**Work required**
Exactly as written, retype the listing below, omitting the pictures.

**Supplied material**
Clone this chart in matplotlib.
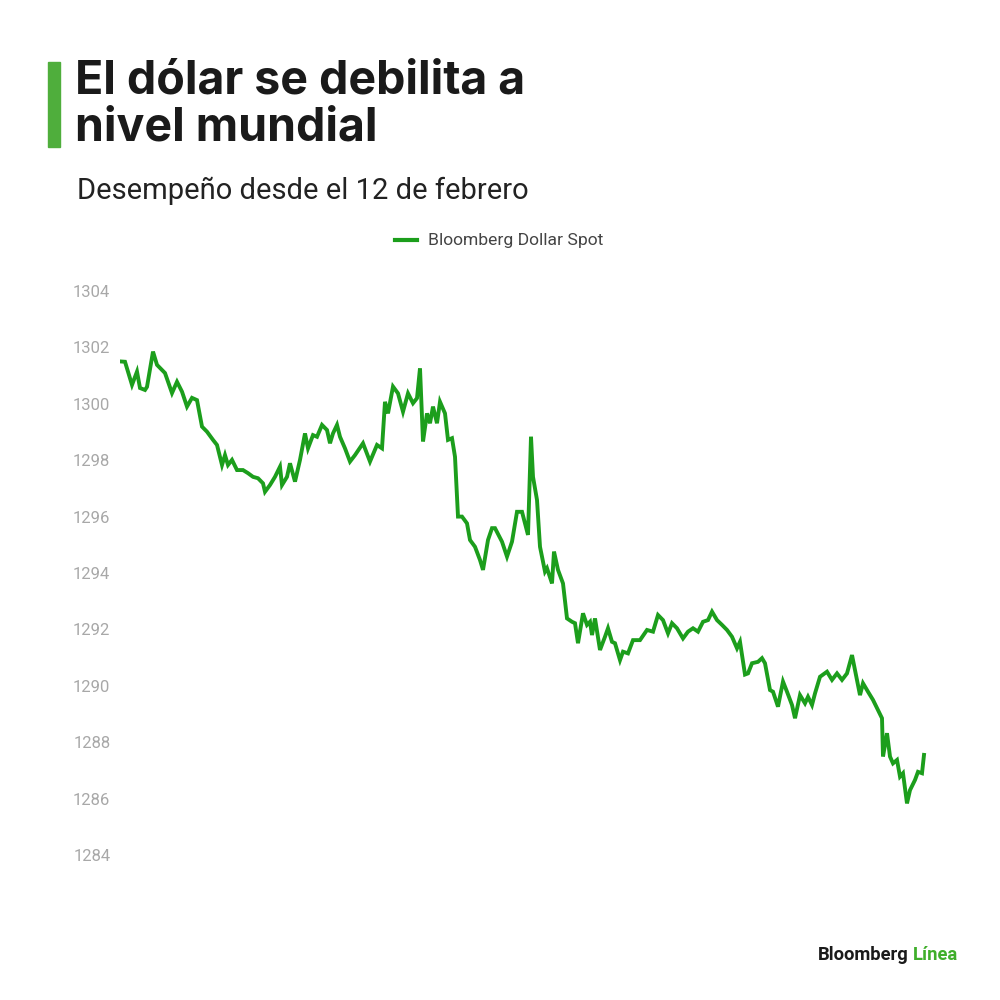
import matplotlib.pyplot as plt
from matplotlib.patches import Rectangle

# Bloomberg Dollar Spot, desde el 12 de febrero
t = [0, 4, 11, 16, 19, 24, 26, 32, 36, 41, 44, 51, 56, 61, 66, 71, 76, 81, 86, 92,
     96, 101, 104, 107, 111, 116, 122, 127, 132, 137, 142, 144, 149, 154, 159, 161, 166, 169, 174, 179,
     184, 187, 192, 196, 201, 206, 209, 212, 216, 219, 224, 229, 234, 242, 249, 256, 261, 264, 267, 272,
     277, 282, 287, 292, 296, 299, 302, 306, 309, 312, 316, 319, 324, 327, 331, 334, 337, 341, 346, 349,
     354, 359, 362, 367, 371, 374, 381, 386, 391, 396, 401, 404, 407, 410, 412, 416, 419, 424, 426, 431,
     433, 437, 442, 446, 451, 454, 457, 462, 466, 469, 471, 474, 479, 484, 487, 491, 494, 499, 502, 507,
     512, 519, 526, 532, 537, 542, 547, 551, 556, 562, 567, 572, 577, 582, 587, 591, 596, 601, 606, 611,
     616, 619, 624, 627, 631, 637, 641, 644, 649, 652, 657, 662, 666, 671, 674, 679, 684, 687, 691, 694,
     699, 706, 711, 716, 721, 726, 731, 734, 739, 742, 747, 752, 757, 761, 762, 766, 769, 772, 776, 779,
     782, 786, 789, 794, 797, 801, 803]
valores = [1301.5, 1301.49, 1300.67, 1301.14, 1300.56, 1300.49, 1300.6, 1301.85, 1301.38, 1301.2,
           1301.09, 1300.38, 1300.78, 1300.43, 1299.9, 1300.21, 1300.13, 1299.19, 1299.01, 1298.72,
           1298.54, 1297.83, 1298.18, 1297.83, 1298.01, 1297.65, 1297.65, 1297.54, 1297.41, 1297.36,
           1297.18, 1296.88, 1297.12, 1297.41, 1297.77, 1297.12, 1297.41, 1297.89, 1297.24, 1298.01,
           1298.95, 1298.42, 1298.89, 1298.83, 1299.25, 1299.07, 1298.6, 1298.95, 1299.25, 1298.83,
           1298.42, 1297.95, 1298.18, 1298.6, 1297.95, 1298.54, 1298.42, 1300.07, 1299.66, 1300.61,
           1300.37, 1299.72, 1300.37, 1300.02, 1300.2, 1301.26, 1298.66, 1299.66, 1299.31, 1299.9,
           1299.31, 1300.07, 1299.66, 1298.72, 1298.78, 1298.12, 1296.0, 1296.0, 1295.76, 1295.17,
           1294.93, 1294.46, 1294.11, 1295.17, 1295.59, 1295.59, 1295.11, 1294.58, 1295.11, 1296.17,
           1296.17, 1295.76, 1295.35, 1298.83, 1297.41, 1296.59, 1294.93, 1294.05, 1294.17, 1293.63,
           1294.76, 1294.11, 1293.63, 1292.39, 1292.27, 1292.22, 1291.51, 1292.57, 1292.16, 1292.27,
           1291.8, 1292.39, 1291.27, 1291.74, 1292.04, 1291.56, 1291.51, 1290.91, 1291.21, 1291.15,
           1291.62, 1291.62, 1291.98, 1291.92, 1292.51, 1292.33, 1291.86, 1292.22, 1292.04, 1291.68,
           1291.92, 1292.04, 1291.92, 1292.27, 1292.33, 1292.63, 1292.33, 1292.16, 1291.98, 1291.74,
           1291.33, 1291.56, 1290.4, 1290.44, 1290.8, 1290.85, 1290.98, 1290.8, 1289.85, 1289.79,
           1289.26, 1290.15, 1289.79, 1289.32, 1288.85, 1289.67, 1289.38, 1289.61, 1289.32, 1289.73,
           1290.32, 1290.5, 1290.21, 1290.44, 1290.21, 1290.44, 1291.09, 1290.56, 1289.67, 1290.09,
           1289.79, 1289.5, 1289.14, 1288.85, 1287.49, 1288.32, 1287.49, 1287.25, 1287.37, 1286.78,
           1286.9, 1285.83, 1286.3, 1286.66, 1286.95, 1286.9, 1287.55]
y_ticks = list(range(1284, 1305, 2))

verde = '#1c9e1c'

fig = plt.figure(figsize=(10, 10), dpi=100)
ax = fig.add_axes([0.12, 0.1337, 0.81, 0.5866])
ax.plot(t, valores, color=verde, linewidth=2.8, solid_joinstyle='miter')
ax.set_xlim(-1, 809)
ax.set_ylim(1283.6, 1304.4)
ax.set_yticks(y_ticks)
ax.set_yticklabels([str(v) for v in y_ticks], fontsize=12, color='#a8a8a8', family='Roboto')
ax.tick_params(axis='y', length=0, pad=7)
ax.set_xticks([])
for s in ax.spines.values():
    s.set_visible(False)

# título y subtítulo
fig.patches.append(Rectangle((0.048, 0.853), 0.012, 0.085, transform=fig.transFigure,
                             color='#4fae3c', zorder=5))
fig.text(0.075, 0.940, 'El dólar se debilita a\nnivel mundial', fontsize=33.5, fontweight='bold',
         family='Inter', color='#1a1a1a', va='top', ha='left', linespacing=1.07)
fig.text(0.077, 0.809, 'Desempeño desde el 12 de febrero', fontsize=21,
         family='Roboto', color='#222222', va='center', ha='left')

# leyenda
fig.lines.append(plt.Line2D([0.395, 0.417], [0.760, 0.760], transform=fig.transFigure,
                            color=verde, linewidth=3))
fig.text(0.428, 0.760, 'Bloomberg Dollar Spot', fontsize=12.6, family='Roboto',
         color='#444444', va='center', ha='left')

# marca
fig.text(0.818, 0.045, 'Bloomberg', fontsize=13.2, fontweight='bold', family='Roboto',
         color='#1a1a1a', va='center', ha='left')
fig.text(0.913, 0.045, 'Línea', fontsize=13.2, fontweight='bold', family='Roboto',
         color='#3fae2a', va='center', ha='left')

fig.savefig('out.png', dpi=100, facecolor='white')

**Reply**
Clone this chart in matplotlib.
import matplotlib.pyplot as plt
from matplotlib.patches import Rectangle

# Bloomberg Dollar Spot, desde el 12 de febrero
t = [0, 4, 11, 16, 19, 24, 26, 32, 36, 41, 44, 51, 56, 61, 66, 71, 76, 81, 86, 92,
     96, 101, 104, 107, 111, 116, 122, 127, 132, 137, 142, 144, 149, 154, 159, 161, 166, 169, 174, 179,
     184, 187, 192, 196, 201, 206, 209, 212, 216, 219, 224, 229, 234, 242, 249, 256, 261, 264, 267, 272,
     277, 282, 287, 292, 296, 299, 302, 306, 309, 312, 316, 319, 324, 327, 331, 334, 337, 341, 346, 349,
     354, 359, 362, 367, 371, 374, 381, 386, 391, 396, 401, 404, 407, 410, 412, 416, 419, 424, 426, 431,
     433, 437, 442, 446, 451, 454, 457, 462, 466, 469, 471, 474, 479, 484, 487, 491, 494, 499, 502, 507,
     512, 519, 526, 532, 537, 542, 547, 551, 556, 562, 567, 572, 577, 582, 587, 591, 596, 601, 606, 611,
     616, 619, 624, 627, 631, 637, 641, 644, 649, 652, 657, 662, 666, 671, 674, 679, 684, 687, 691, 694,
     699, 706, 711, 716, 721, 726, 731, 734, 739, 742, 747, 752, 757, 761, 762, 766, 769, 772, 776, 779,
     782, 786, 789, 794, 797, 801, 803]
valores = [1301.5, 1301.49, 1300.67, 1301.14, 1300.56, 1300.49, 1300.6, 1301.85, 1301.38, 1301.2,
           1301.09, 1300.38, 1300.78, 1300.43, 1299.9, 1300.21, 1300.13, 1299.19, 1299.01, 1298.72,
           1298.54, 1297.83, 1298.18, 1297.83, 1298.01, 1297.65, 1297.65, 1297.54, 1297.41, 1297.36,
           1297.18, 1296.88, 1297.12, 1297.41, 1297.77, 1297.12, 1297.41, 1297.89, 1297.24, 1298.01,
           1298.95, 1298.42, 1298.89, 1298.83, 1299.25, 1299.07, 1298.6, 1298.95, 1299.25, 1298.83,
           1298.42, 1297.95, 1298.18, 1298.6, 1297.95, 1298.54, 1298.42, 1300.07, 1299.66, 1300.61,
           1300.37, 1299.72, 1300.37, 1300.02, 1300.2, 1301.26, 1298.66, 1299.66, 1299.31, 1299.9,
           1299.31, 1300.07, 1299.66, 1298.72, 1298.78, 1298.12, 1296.0, 1296.0, 1295.76, 1295.17,
           1294.93, 1294.46, 1294.11, 1295.17, 1295.59, 1295.59, 1295.11, 1294.58, 1295.11, 1296.17,
           1296.17, 1295.76, 1295.35, 1298.83, 1297.41, 1296.59, 1294.93, 1294.05, 1294.17, 1293.63,
           1294.76, 1294.11, 1293.63, 1292.39, 1292.27, 1292.22, 1291.51, 1292.57, 1292.16, 1292.27,
           1291.8, 1292.39, 1291.27, 1291.74, 1292.04, 1291.56, 1291.51, 1290.91, 1291.21, 1291.15,
           1291.62, 1291.62, 1291.98, 1291.92, 1292.51, 1292.33, 1291.86, 1292.22, 1292.04, 1291.68,
           1291.92, 1292.04, 1291.92, 1292.27, 1292.33, 1292.63, 1292.33, 1292.16, 1291.98, 1291.74,
           1291.33, 1291.56, 1290.4, 1290.44, 1290.8, 1290.85, 1290.98, 1290.8, 1289.85, 1289.79,
           1289.26, 1290.15, 1289.79, 1289.32, 1288.85, 1289.67, 1289.38, 1289.61, 1289.32, 1289.73,
           1290.32, 1290.5, 1290.21, 1290.44, 1290.21, 1290.44, 1291.09, 1290.56, 1289.67, 1290.09,
           1289.79, 1289.5, 1289.14, 1288.85, 1287.49, 1288.32, 1287.49, 1287.25, 1287.37, 1286.78,
           1286.9, 1285.83, 1286.3, 1286.66, 1286.95, 1286.9, 1287.55]
y_ticks = list(range(1284, 1305, 2))

verde = '#1c9e1c'

fig = plt.figure(figsize=(10, 10), dpi=100)
ax = fig.add_axes([0.12, 0.1337, 0.81, 0.5866])
ax.plot(t, valores, color=verde, linewidth=2.8, solid_joinstyle='miter')
ax.set_xlim(-1, 809)
ax.set_ylim(1283.6, 1304.4)
ax.set_yticks(y_ticks)
ax.set_yticklabels([str(v) for v in y_ticks], fontsize=12, color='#a8a8a8', family='Roboto')
ax.tick_params(axis='y', length=0, pad=7)
ax.set_xticks([])
for s in ax.spines.values():
    s.set_visible(False)

# título y subtítulo
fig.patches.append(Rectangle((0.048, 0.853), 0.012, 0.085, transform=fig.transFigure,
                             color='#4fae3c', zorder=5))
fig.text(0.075, 0.940, 'El dólar se debilita a\nnivel mundial', fontsize=33.5, fontweight='bold',
         family='Inter', color='#1a1a1a', va='top', ha='left', linespacing=1.07)
fig.text(0.077, 0.809, 'Desempeño desde el 12 de febrero', fontsize=21,
         family='Roboto', color='#222222', va='center', ha='left')

# leyenda
fig.lines.append(plt.Line2D([0.395, 0.417], [0.760, 0.760], transform=fig.transFigure,
                            color=verde, linewidth=3))
fig.text(0.428, 0.760, 'Bloomberg Dollar Spot', fontsize=12.6, family='Roboto',
         color='#444444', va='center', ha='left')

# marca
fig.text(0.818, 0.045, 'Bloomberg', fontsize=13.2, fontweight='bold', family='Roboto',
         color='#1a1a1a', va='center', ha='left')
fig.text(0.913, 0.045, 'Línea', fontsize=13.2, fontweight='bold', family='Roboto',
         color='#3fae2a', va='center', ha='left')

fig.savefig('out.png', dpi=100, facecolor='white')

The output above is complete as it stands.